ING NPS Case Study: 2011 Satmetrix Conference

ING turned to NPS in the wake of the financial crisis for three reasons: lack of trust in the industry; customers no longer believe advertising messages; and that friends and family are now the most trusted source of information.

NPS case studies

The Satmetrix conference also featured a range of individual case studies from companies of various sizes and from various product categories that have previously implemented some form of NPS initiative.

ING

ING is a global financial services provider, with 105,000 employees in 40 countries. Though it was hit hard by the financial crisis, the firm returned to profit in 2010, with net earnings reaching €3.2bn. It currently retains roughly €1tr in customer assets overall.

In her presentation to delegates, Isabelle Connor, ING’s global head of marketing, highlighted the difficulties companies such as hers were having with the general scepticism the post-crisis consumer has towards financial services firms. ING’s own research suggests that people are most likely to get financial advice from people they know, which indicates that marketing messages from banks are not getting through.

Connor said NPS is used within the company as a way of allowing ING to track how it was doing with customers. It turned to NPS in the wake of the financial crisis for three reasons: lack of trust in the industry; customers no longer believe advertising messages; and that friends and family are now the most trusted source of information.

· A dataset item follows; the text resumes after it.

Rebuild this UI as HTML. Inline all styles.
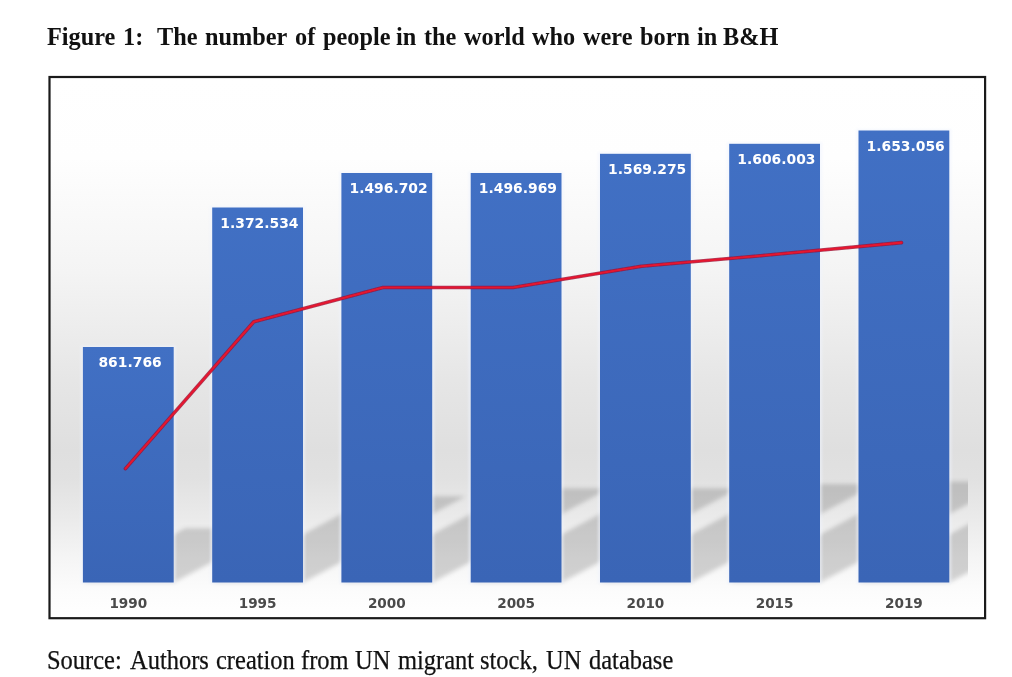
<!DOCTYPE html>
<html>
<head>
<meta charset="utf-8">
<title>Figure 1</title>
<style>
html,body{margin:0;padding:0;background:#fff;}
body{width:1012px;height:677px;position:relative;overflow:hidden;font-family:"Liberation Serif",serif;color:#111;}
#title{position:absolute;left:0;top:20.6px;height:30px;font-size:25.3px;font-weight:bold;line-height:30px;white-space:pre;}
#source{position:absolute;left:0;top:644.8px;height:30px;font-size:27px;line-height:30px;white-space:pre;-webkit-text-stroke:0.25px #111;}
.w{position:absolute;top:0;transform-origin:0 0;}
#chart{position:absolute;left:0;top:0;width:1012px;height:677px;}
.val{font-family:"DejaVu Sans","Liberation Sans",sans-serif;font-weight:bold;font-size:13.9px;fill:#fff;text-anchor:middle;}
.yr{font-family:"DejaVu Sans","Liberation Sans",sans-serif;font-weight:bold;font-size:13.6px;fill:#4a4a4a;text-anchor:middle;}
</style>
</head>
<body>
<svg id="chart" width="1012" height="677" viewBox="0 0 1012 677">
  <defs>
    <linearGradient id="bg" x1="0" y1="0" x2="0" y2="1">
      <stop offset="0" stop-color="#ffffff"/>
      <stop offset="0.15" stop-color="#fefefe"/>
      <stop offset="0.36" stop-color="#f4f4f4"/>
      <stop offset="0.56" stop-color="#e6e6e6"/>
      <stop offset="0.69" stop-color="#dfdfdf"/>
      <stop offset="0.74" stop-color="#e1e1e1"/>
      <stop offset="0.82" stop-color="#ebebeb"/>
      <stop offset="0.89" stop-color="#f5f5f5"/>
      <stop offset="0.95" stop-color="#fcfcfc"/>
      <stop offset="1" stop-color="#ffffff"/>
    </linearGradient>
    <linearGradient id="bar" x1="0" y1="0" x2="0" y2="1">
      <stop offset="0" stop-color="#4170c4"/>
      <stop offset="1" stop-color="#3a65b6"/>
    </linearGradient>
    <filter id="blur" x="-10%" y="-20%" width="120%" height="140%">
      <feGaussianBlur stdDeviation="1.9"/>
    </filter>
    <filter id="soft" x="-5%" y="-5%" width="110%" height="110%"><feGaussianBlur stdDeviation="0.9"/></filter>
    <filter id="lblur" x="-5%" y="-5%" width="110%" height="110%"><feGaussianBlur stdDeviation="0.5"/></filter>
    <clipPath id="plot"><rect x="50" y="78" width="918" height="520"/></clipPath>
  </defs>
  <rect x="49.5" y="77" width="935.6" height="541.2" fill="url(#bg)" stroke="#1a1a1a" stroke-width="2.2"/>
  <g clip-path="url(#plot)">
    <g filter="url(#blur)" fill="#000" fill-opacity="0.16" id="shadows">
      <polygon points="82.9,582.5 173.7,582.5 275.9,528.3 185.1,528.3"/>
      <polygon points="212.2,582.5 303.0,582.5 465.8,496.2 375.0,496.2"/>
      <polygon points="341.4,582.5 432.2,582.5 609.9,488.3 519.1,488.3"/>
      <polygon points="470.7,582.5 561.5,582.5 739.2,488.3 648.4,488.3"/>
      <polygon points="600.0,582.5 690.8,582.5 876.9,483.9 786.1,483.9"/>
      <polygon points="729.2,582.5 820.0,582.5 1010.4,481.6 919.6,481.6"/>
      <polygon points="858.5,582.5 949.3,582.5 1145.5,478.5 1054.7,478.5"/>
    </g>
  </g>
  <g id="bars">
    <rect x="80.7" y="345.4" width="95.2" height="238.3" fill="#eef3fe" fill-opacity="0.55" filter="url(#soft)"/>
    <rect x="82.9" y="347" width="90.8" height="235.5" fill="url(#bar)"/>
    <rect x="210.0" y="205.9" width="95.2" height="377.8" fill="#eef3fe" fill-opacity="0.55" filter="url(#soft)"/>
    <rect x="212.2" y="207.5" width="90.8" height="375.0" fill="url(#bar)"/>
    <rect x="339.2" y="171.4" width="95.2" height="412.3" fill="#eef3fe" fill-opacity="0.55" filter="url(#soft)"/>
    <rect x="341.4" y="173" width="90.8" height="409.5" fill="url(#bar)"/>
    <rect x="468.5" y="171.4" width="95.2" height="412.3" fill="#eef3fe" fill-opacity="0.55" filter="url(#soft)"/>
    <rect x="470.7" y="173" width="90.8" height="409.5" fill="url(#bar)"/>
    <rect x="597.8" y="152.2" width="95.2" height="431.5" fill="#eef3fe" fill-opacity="0.55" filter="url(#soft)"/>
    <rect x="600.0" y="153.8" width="90.8" height="428.7" fill="url(#bar)"/>
    <rect x="727.0" y="142.2" width="95.2" height="441.5" fill="#eef3fe" fill-opacity="0.55" filter="url(#soft)"/>
    <rect x="729.2" y="143.8" width="90.8" height="438.7" fill="url(#bar)"/>
    <rect x="856.3" y="128.9" width="95.2" height="454.8" fill="#eef3fe" fill-opacity="0.55" filter="url(#soft)"/>
    <rect x="858.5" y="130.5" width="90.8" height="452.0" fill="url(#bar)"/>
  </g>
  <g id="line" fill="none" stroke-linejoin="round" stroke-linecap="round" filter="url(#lblur)">
    <polyline stroke="#9a1232" stroke-opacity="0.8" stroke-width="3.6" points="125.5,468.6 253.8,321.8 383,287.5 513,287.5 641.5,266.3 770.8,254.8 901.5,242.6"/>
    <polyline stroke="#e6142f" stroke-width="2.1" points="125.5,468.6 253.8,321.8 383,287.5 513,287.5 641.5,266.3 770.8,254.8 901.5,242.6"/>
  </g>
  <g id="labels">
    <text class="val" x="130.1" y="367.0">861.766</text>
    <text class="yr" x="128.3" y="607.8">1990</text>
    <text class="val" x="259.4" y="227.5">1.372.534</text>
    <text class="yr" x="257.6" y="607.8">1995</text>
    <text class="val" x="388.6" y="193.0">1.496.702</text>
    <text class="yr" x="386.8" y="607.8">2000</text>
    <text class="val" x="517.9" y="193.0">1.496.969</text>
    <text class="yr" x="516.1" y="607.8">2005</text>
    <text class="val" x="647.2" y="173.8">1.569.275</text>
    <text class="yr" x="645.4" y="607.8">2010</text>
    <text class="val" x="776.4" y="163.8">1.606.003</text>
    <text class="yr" x="774.6" y="607.8">2015</text>
    <text class="val" x="905.7" y="150.5">1.653.056</text>
    <text class="yr" x="903.9" y="607.8">2019</text>
  </g>
</svg>
<div id="title"><span class="w" style="left:47.4px;transform:scaleX(0.9601)">Figure</span> <span class="w" style="left:123.4px;transform:scaleX(0.9601)">1:</span>  <span class="w" style="left:157.0px;transform:scaleX(0.9601)">The</span> <span class="w" style="left:204.8px;transform:scaleX(0.9601)">number</span> <span class="w" style="left:295.4px;transform:scaleX(0.9601)">of</span> <span class="w" style="left:322.8px;transform:scaleX(0.9601)">people</span> <span class="w" style="left:396.4px;transform:scaleX(0.9601)">in</span> <span class="w" style="left:424.0px;transform:scaleX(0.9601)">the</span> <span class="w" style="left:463.9px;transform:scaleX(0.9601)">world</span> <span class="w" style="left:531.9px;transform:scaleX(0.9601)">who</span> <span class="w" style="left:582.6px;transform:scaleX(0.9601)">were</span> <span class="w" style="left:640.0px;transform:scaleX(0.9601)">born</span> <span class="w" style="left:696.7px;transform:scaleX(0.9601)">in</span> <span class="w" style="left:723.4px;transform:scaleX(0.9601)">B&amp;H</span></div>
<div id="source"><span class="w" style="left:46.8px;transform:scaleX(0.9066)">Source:</span> <span class="w" style="left:130.0px;transform:scaleX(0.9066)">Authors</span> <span class="w" style="left:215.7px;transform:scaleX(0.9066)">creation</span> <span class="w" style="left:300.5px;transform:scaleX(0.9066)">from</span> <span class="w" style="left:355.2px;transform:scaleX(0.9066)">UN</span> <span class="w" style="left:397.8px;transform:scaleX(0.9066)">migrant</span> <span class="w" style="left:479.9px;transform:scaleX(0.9066)">stock,</span> <span class="w" style="left:545.8px;transform:scaleX(0.9066)">UN</span> <span class="w" style="left:589.2px;transform:scaleX(0.9066)">database</span></div>
</body>
</html>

ING started using NPS two years ago by setting up two pilots for the scheme, a bank in Belgium, and an insurance firm in Poland. Today, 29 businesses are involved, sending out 950,000 surveys between them, and achieving a response rate of over 20%. All 35 of the ING retail businesses will be involved in NPS schemes of their own by the end of July 2011. As befitting the international nature of the business, there are some adjustments made to local versions of the form. “Each team discusses journeys and touchpoints and then helps to develop the survey,” Connor explained.

Generally, ING’s NPS scores for customers at various points of their relationship with the company have risen over time.

For example, NPS scores from customers at point of purchase rose from 46.2 in late 2009 to 58.7 a year later. For those making a policy change request, sentiment shifted from -9.9 to 5.7 over the same period.

Taken as a whole, the results contain clear guidance for how ING should strengthen its service. 75% of customer comments from the NPS forms are to do with the “clarity of information” provided by the bank. This suggests that ING should make reducing bureaucratic language in branded communications a priority.

Within the business, Connor also highlighted the need to secure “top down” commitment to NPS schemes. “The CEO drives NPS,” she said. “What’s important to your boss is important to you.”

Long-term, Connor recommended that there should also be a dedicated NPS project manager, supported by a team spanning a broad range of departments, such as HR, IT, Legal and so on.